China pledged Friday to tighten monetary policy next year -- a sign that new interest rate hikes are imminent, analysts say, as the world's second-largest economy steps up its battle against inflation.
The Communist party's politburo decided to shift its stance from "relatively loose" to "prudent" at a meeting chaired by President Hu Jintao, the Xinhua news agency reported.
The politburo said it should "implement an active fiscal policy and a prudent monetary policy, to increase the focus, flexibility and effectiveness of macro-economic adjustments," the report said.
"We must clearly see that the functioning of China's economy is facing some prominent contradictions and problems, the environment for development is more complicated and our task is arduous," Xinhua quoted Hu as saying.

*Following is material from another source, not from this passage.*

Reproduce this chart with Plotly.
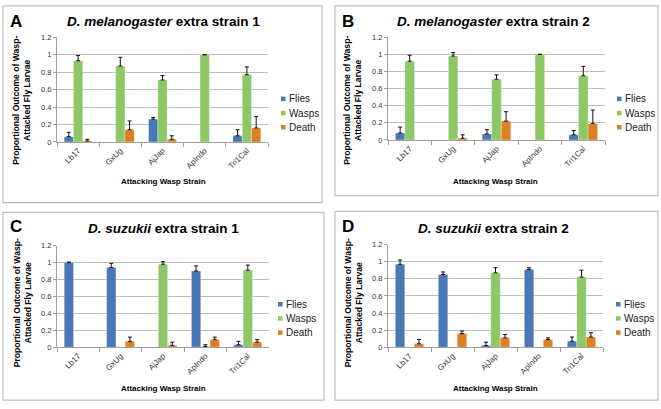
import plotly.graph_objects as go

W, H = 661, 409

categories = ["Lb17", "GxUg", "AjJap", "ApIndo", "Tri1Cal"]
series = ["Flies", "Wasps", "Death"]
colors = ["#4A78B5", "#8DC766", "#E07E22"]
y_ticks = [0, 0.2, 0.4, 0.6, 0.8, 1, 1.2]
y_ticktext = ["0", "0.2", "0.4", "0.6", "0.8", "1", "1.2"]

# None = no bar drawn for that strain (outcome not observed)
# Panel A: D. melanogaster extra strain 1
a_flies = [0.06, None, 0.26, None, 0.07]
a_flies_err = [0.05, None, 0.02, None, 0.07]
a_wasps = [0.93, 0.87, 0.71, 1.00, 0.77]
a_wasps_err = [0.06, 0.10, 0.05, 0.00, 0.09]
a_death = [0.01, 0.14, 0.03, None, 0.16]
a_death_err = [0.02, 0.10, 0.04, None, 0.13]

# Panel B: D. melanogaster extra strain 2
b_flies = [0.08, None, 0.07, None, 0.06]
b_flies_err = [0.07, None, 0.05, None, 0.05]
b_wasps = [0.92, 0.98, 0.71, 1.00, 0.75]
b_wasps_err = [0.07, 0.04, 0.05, 0.00, 0.11]
b_death = [None, 0.02, 0.22, None, 0.19]
b_death_err = [None, 0.04, 0.11, None, 0.16]

# Panel C: D. suzukii extra strain 1
c_flies = [1.00, 0.94, None, 0.90, 0.03]
c_flies_err = [0.005, 0.05, None, 0.06, 0.04]
c_wasps = [None, None, 0.98, 0.01, 0.91]
c_wasps_err = [None, None, 0.03, 0.02, 0.06]
c_death = [None, 0.07, 0.02, 0.09, 0.06]
c_death_err = [None, 0.05, 0.04, 0.03, 0.03]

# Panel D: D. suzukii extra strain 2
d_flies = [0.97, 0.85, 0.02, 0.91, 0.07]
d_flies_err = [0.05, 0.03, 0.04, 0.02, 0.05]
d_wasps = [None, None, 0.87, None, 0.82]
d_wasps_err = [None, None, 0.06, None, 0.08]
d_death = [0.04, 0.16, 0.11, 0.09, 0.12]
d_death_err = [0.05, 0.03, 0.04, 0.02, 0.05]

panel_letters = ["A", "B", "C", "D"]
panel_titles = [
    "<b><i>D. melanogaster</i> extra strain 1</b>",
    "<b><i>D. melanogaster</i> extra strain 2</b>",
    "<b><i>D. suzukii</i> extra strain 1</b>",
    "<b><i>D. suzukii</i> extra strain 2</b>",
]
x_title = "Attacking Wasp Strain"
y_title = "Proportional Outcome of Wasp-<br>Attacked Fly Larvae"

panel_data = [
    [(a_flies, a_flies_err), (a_wasps, a_wasps_err), (a_death, a_death_err)],
    [(b_flies, b_flies_err), (b_wasps, b_wasps_err), (b_death, b_death_err)],
    [(c_flies, c_flies_err), (c_wasps, c_wasps_err), (c_death, c_death_err)],
    [(d_flies, d_flies_err), (d_wasps, d_wasps_err), (d_death, d_death_err)],
]

# layout geometry in pixels
plot_px = [  # x0, x1, ytop, ybottom
    (57, 268, 34, 141),
    (388, 605, 34, 139),
    (57, 269, 247, 351),
    (388, 603, 246, 351),
]
box_px = [  # x0, y0, x1, y1
    (3, 2, 322, 203),
    (335, 2, 658, 196),
    (3, 213, 324, 405),
    (335, 212, 658, 405),
]
title_px = [(163, 18), (493, 18), (163, 230), (493, 230)]
letter_px = [(16, 18), (348, 18), (16, 227), (348, 227)]
ytitle_px = [(22, 99), (353, 99), (22, 306), (353, 306)]
xtitle_px = [(163, 182), (495, 182), (163, 393), (495, 393)]
legend_px = [(281, 97), (617, 97), (278, 307), (616, 307)]
legend_step = 14.5

FONT = "Liberation Sans, Arial, sans-serif"


def fx(px):
    return px / W


def fy(py):
    return 1 - py / H


fig = go.Figure()
layout = {}
annotations = []
shapes = []

for i in range(4):
    n = i + 1
    xa = "x" if n == 1 else f"x{n}"
    ya = "y" if n == 1 else f"y{n}"
    for s, (vals, errs) in enumerate(panel_data[i]):
        fig.add_trace(go.Bar(
            x=categories, y=vals, name=series[s], xaxis=xa, yaxis=ya,
            marker=dict(color=colors[s], line=dict(color="rgba(255,255,255,0.5)", width=0.6)),
            error_y=dict(type="data", symmetric=False, array=errs,
                         arrayminus=[0 if e is not None else None for e in errs],
                         color="#111111", thickness=1, width=2),
            showlegend=False,
        ))
    x0, x1, yt, yb = plot_px[i]
    layout["xaxis" if n == 1 else f"xaxis{n}"] = dict(
        domain=[fx(x0), fx(x1)], anchor=ya, type="category",
        tickangle=-45, tickson="boundaries", ticks="outside", ticklen=4,
        tickcolor="#A0A0A0", showline=True, linecolor="#A0A0A0", linewidth=1,
        showgrid=False, tickfont=dict(family=FONT, size=8, color="#333333"),
        fixedrange=True,
    )
    layout["yaxis" if n == 1 else f"yaxis{n}"] = dict(
        domain=[fy(yb), fy(yt)], anchor=xa, range=[0, 1.2],
        tickvals=y_ticks, ticktext=y_ticktext, ticks="outside", ticklen=3,
        tickcolor="#A0A0A0", showline=True, linecolor="#A0A0A0", linewidth=1,
        showgrid=True, gridcolor="#BDBDBD", gridwidth=1, zeroline=False,
        tickfont=dict(family=FONT, size=7.5, color="#333333"),
        fixedrange=True,
    )
    bx0, by0, bx1, by1 = box_px[i]
    shapes.append(dict(type="rect", xref="paper", yref="paper",
                       x0=fx(bx0), x1=fx(bx1), y0=fy(by1), y1=fy(by0),
                       line=dict(color="#BFBFBF", width=1.2), layer="below"))
    tx, ty = title_px[i]
    annotations.append(dict(text=panel_titles[i], x=fx(tx), y=fy(ty), xref="paper", yref="paper",
                            showarrow=False, xanchor="center", yanchor="middle",
                            font=dict(family=FONT, size=13.5, color="black")))
    lx, ly = letter_px[i]
    annotations.append(dict(text="<b>" + panel_letters[i] + "</b>", x=fx(lx), y=fy(ly),
                            xref="paper", yref="paper", showarrow=False,
                            xanchor="center", yanchor="middle",
                            font=dict(family=FONT, size=17, color="black")))
    yx, yy = ytitle_px[i]
    annotations.append(dict(text="<b>" + y_title + "</b>", x=fx(yx), y=fy(yy), xref="paper", yref="paper",
                            showarrow=False, textangle=-90, xanchor="center", yanchor="middle",
                            font=dict(family=FONT, size=8.6, color="black")))
    xx, xy = xtitle_px[i]
    annotations.append(dict(text="<b>" + x_title + "</b>", x=fx(xx), y=fy(xy), xref="paper", yref="paper",
                            showarrow=False, xanchor="center", yanchor="middle",
                            font=dict(family=FONT, size=8, color="black")))
    gx, gy = legend_px[i]
    for s in range(3):
        cy = gy + s * legend_step
        shapes.append(dict(type="rect", xref="paper", yref="paper",
                           x0=fx(gx), x1=fx(gx + 4.5), y0=fy(cy + 2.3), y1=fy(cy - 2.3),
                           fillcolor=colors[s], line=dict(width=0)))
        annotations.append(dict(text=series[s], x=fx(gx + 6), y=fy(cy), xref="paper", yref="paper",
                                showarrow=False, xanchor="left", yanchor="middle",
                                font=dict(family=FONT, size=10, color="#222222")))

fig.update_layout(
    width=W, height=H, margin=dict(l=0, r=0, t=0, b=0),
    paper_bgcolor="white", plot_bgcolor="white",
    barmode="group", bargap=0.34, bargroupgap=0.0,
    showlegend=False, annotations=annotations, shapes=shapes,
    **layout,
)

fig.write_html(
    "out.html",
    config={"displayModeBar": False},
    post_script="document.body.style.margin='0';document.body.style.overflow='hidden';",
)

"We must be more active in dealing with the relationship between stable economic growth, adjusting the economic structure and managing forecasted inflation," he said in a separate meeting after the politburo gathering.
A senior official at China's central bank last week warned that inflationary pressures were building because of flows of capital into the country and expectations of a revaluation of the yuan.
The nation's consumer price index rose 4.4 percent year-on-year in October, well above the government's full-year target of three percent, with the prices of 18 types of vegetable increasing more than 60 percent.
Analysts said the government's announcement signaled a new phase in the country's efforts to curb spiraling prices.
"It's a very clear signal that the rate hikes are imminent. We're forecasting one by the end of the year and another three in 2011," Brian Jackson, a senior strategist at the Royal Bank of Canada, told AFP.
"The rates are too low given inflation. They've only moved rates by 25 basis points since the start of 2009 so this looks increasingly inappropriate for the current situation."
State media has previously reported the Communist leadership was to adopt a "prudent" monetary policy compared with the expansionary stance adopted over the past two years to combat the impact of the global financial crisis.
Beijing unveiled a four-trillion-yuan (586-billion-dollar) stimulus package in the wake of the crisis and opened the credit valves, which led to the volume of new loans nearly doubling to 9.6 trillion yuan in 2009.
These loans were mainly used to increase investments and caused a boom in property prices. Policymakers now fear a damaging bubble in the real estate sector and a potential new crop of bad debts.
Ever fearful of inflation's historical potential to spark unrest in China, Beijing has ordered a range of steps to ensure adequate supplies of key goods and offer financial help to the most needy.
The central bank hiked interest rates in October for the first time in nearly three years.
Last month, Beijing raised the amount of money that lenders must keep in reserve for the fifth time this year.
"We've already seen the beginning of a tight monetary policy, with reserve requirement hikes and interest rate hikes," Stephen Green, an analyst at Standard Chartered in Shanghai, told AFP.
"We think there's more to come," Green said, predicting a rate increase could come "anytime in the next few weeks".